Um outro argumento utilizado é que o estado não tem a função de gerir uma emissora de rádio. Quem diz que não? O estado tem sim a função de difundir o patrimônio cultural, tem a função de alimentar as redes culturais e os artistas mineiros. A BBC é considerada uma das melhores rádios do mundo justamente por cumprir o seu papel público.
A Constituição garante a função social da concessão pública de radiodifusão. Esta não pode estar somente à mercê das leis do mercado e deve sim ser regulamentada pelo Estado, na promoção do bem estar social do conjunto da sociedade.
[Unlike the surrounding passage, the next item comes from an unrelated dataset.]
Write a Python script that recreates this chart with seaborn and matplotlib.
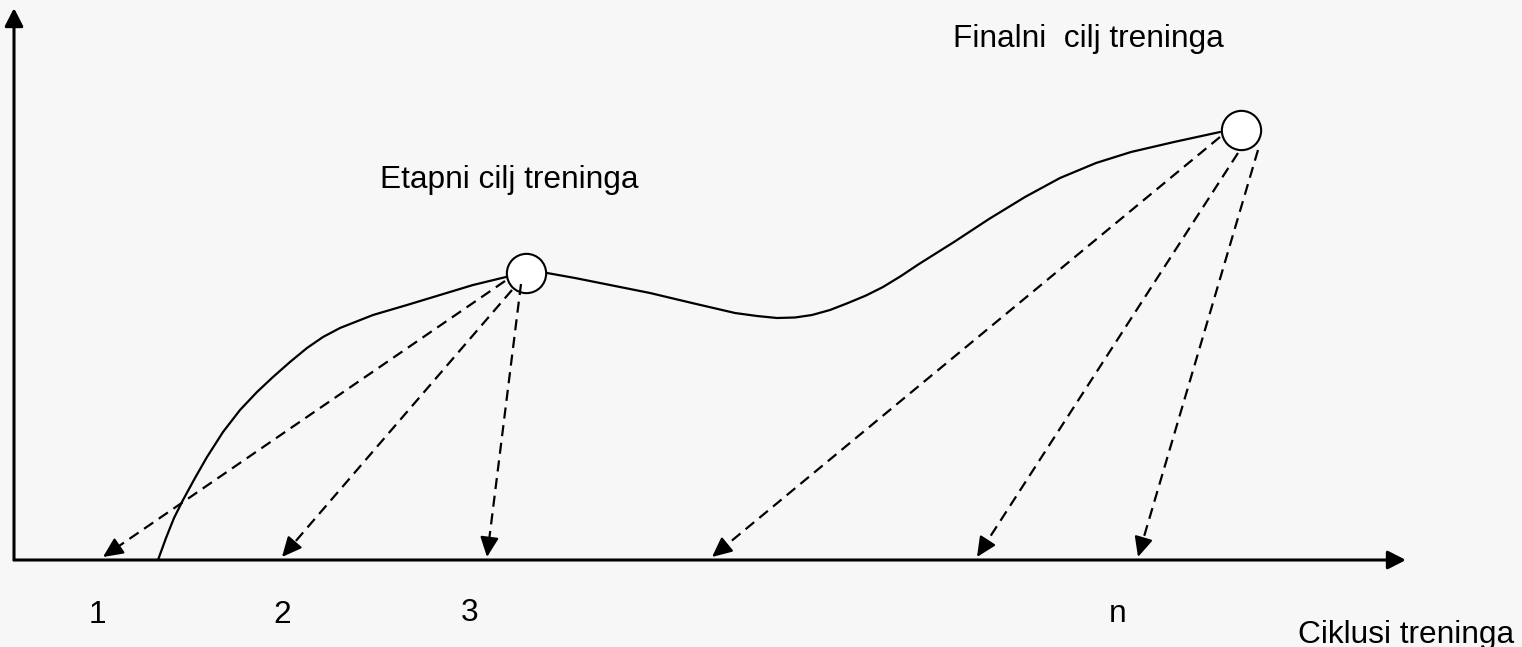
import numpy as np
import pandas as pd
import seaborn as sns
import matplotlib.pyplot as plt

# --- diagram data (pixel space of the original slide, y grows downward) ---
rise_x = [158, 166, 174, 183, 195, 207, 223, 240, 257, 273, 290, 307, 323, 340, 373, 407, 440, 473, 506]
rise_y = [560, 538, 518, 500, 478, 457, 432, 410, 392, 377, 362, 348, 337, 328, 315, 305, 295, 285, 277]

wave_x = [547, 575, 600, 625, 650, 692, 735, 757, 777, 795, 812, 830, 848, 866, 883, 901, 919,
          954, 989, 1025, 1060, 1096, 1131, 1174, 1220]
wave_y = [273, 278, 283, 288, 293, 303, 313, 316, 318, 317.5, 315, 310, 303, 295.5, 287, 276, 264,
          242, 219, 197, 178, 163, 152, 142, 132]

goal_names = ["Etapni cilj treninga", "Finalni  cilj treninga"]
goal_x = [526, 1241]
goal_y = [273, 130]

# dashed arrows: from goal circle down to training cycles
arrow_start_x = [505, 512, 521, 1220, 1238, 1258]
arrow_start_y = [281, 290, 284, 137, 153, 150]
arrow_end_x = [103, 282, 487, 712, 977, 1138]
arrow_end_y = [557, 557, 557, 557, 557, 557]

tick_labels = ["1", "2", "3", "n"]
tick_x = [97, 282, 470, 1118]
tick_y = [623, 623, 621, 622]

sns.set_theme(style="white")
plt.rcParams["font.family"] = ["Liberation Sans", "DejaVu Sans"]

W, H = 1522, 647
bg = "#f7f7f7"
fig = plt.figure(figsize=(W / 100, H / 100), dpi=100, facecolor=bg)
ax = fig.add_axes([0, 0, 1, 1])
ax.set_facecolor(bg)
ax.set_xlim(0, W)
ax.set_ylim(H, 0)
ax.axis("off")

# coordinate axes with arrow heads
axis_kw = dict(arrowstyle="-|>,head_length=0.55,head_width=0.28", color="black",
               lw=2.2, mutation_scale=20, shrinkA=0, shrinkB=0, capstyle="butt")
ax.annotate("", xy=(14, 8), xytext=(14, 561), arrowprops=axis_kw)
ax.annotate("", xy=(1406, 560), xytext=(13, 560), arrowprops=axis_kw)

# performance curve
rise = pd.DataFrame({"x": rise_x, "y": rise_y})
wave = pd.DataFrame({"x": wave_x, "y": wave_y})
for seg in (rise, wave):
    sns.lineplot(data=seg, x="x", y="y", sort=False, color="black", lw=1.6, ax=ax,
                 solid_joinstyle="round")

# goal circles
goals = pd.DataFrame({"x": goal_x, "y": goal_y, "goal": goal_names})
sns.scatterplot(data=goals, x="x", y="y", s=800, color="white", edgecolor="black",
                linewidth=1.5, zorder=3, ax=ax, legend=False)

head_kw = dict(arrowstyle="-|>,head_length=0.6,head_width=0.28", color="black", lw=1.6,
               mutation_scale=20, shrinkA=0, shrinkB=0)
for sx, sy, ex, ey in zip(arrow_start_x, arrow_start_y, arrow_end_x, arrow_end_y):
    d = np.array([ex - sx, ey - sy], dtype=float)
    d /= np.hypot(*d)
    bx, by = ex - d[0] * 14, ey - d[1] * 14
    ax.plot([sx, bx], [sy, by], color="black", lw=1.6, linestyle=(0, (5, 3)), zorder=4)
    ax.annotate("", xy=(ex, ey), xytext=(bx, by), arrowprops=head_kw, zorder=4)

# text
fs = 22.8
tc = "black"
ax.text(380, 188, goal_names[0], fontsize=fs, color=tc, ha="left", va="baseline")
ax.text(953, 47, goal_names[1], fontsize=fs, color=tc, ha="left", va="baseline")
ax.text(1298, 643, "Ciklusi treninga", fontsize=fs, color=tc, ha="left", va="baseline")
for lab, tx, ty in zip(tick_labels, tick_x, tick_y):
    ax.text(tx, ty, lab, fontsize=fs, color=tc, ha="center", va="baseline")

fig.savefig("out.png", dpi=100, facecolor=fig.get_facecolor())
A AM tem grande abrangência, muito maior do que a tecnologia FM e tem um propósito social importantíssimo, além de ser um direito civil básico, o da livre informação. A rádio Inconfidência cumpre este papel hoje, o de ser um canal de cidadania ativa que não pode ser perdido.
Portanto, a Inconfidência tem a função de abrir espaço para grupos diferentes e alimentar a economia cultural. Somente uma rádio pública abre espaço para a música clássica e para a música instrumental, a não ser em raríssimos casos como era o da Guarani, que hoje está nas mãos de grupos religiosos. As rádios comerciais realmente não tem esta pretensão porque dependem das leis do mercado.
O mercado não é sensível com a cultura e se prende uma mercadoria fácil e vendável. Não é por acaso que estamos vivendo uma monocultura no mercado cultural brasileiro. Então, quem vai promover as conversas entre a grande variedade cultural que tem em Minas Gerais e que fogem desta lógica?
Então perguntamos ao governador de Minas e à Secretaria de Cultura: Se vão unificar a rádio, encolhendo-a, o que vão escolher para ficar? O que querem dizer quando dizem que a emissora tem que ser autossustentável, sob ameaça de que, se não o fizer, em dois anos, a FM terá também o mesmo destino da AM? Querem que a Inconfidência tenha a mesma lógica das emissoras comerciais? Ela não servirá para isso nunca. Ela tem uma função social e pública que não pode ser substituída.
Por outro lado, uma outra pergunta importantíssima. O que vão fazer com as transmissões em Ondas Curtas, que chegam ao mundo inteiro e que nos faz mais próximos da capital, nós que somos do interior de Minas Gerais?
A Inconfidência é parte de Minas Gerais, parte da vida de nossos pais, avós e avôs. Ela conversa com a sociedade desde 1936 e é um patrimônio dos mineiros. Não pode acabar. Não pode. Esperamos então que o governo entenda esta importância e volte atrás nesta estapafúrdia decisão.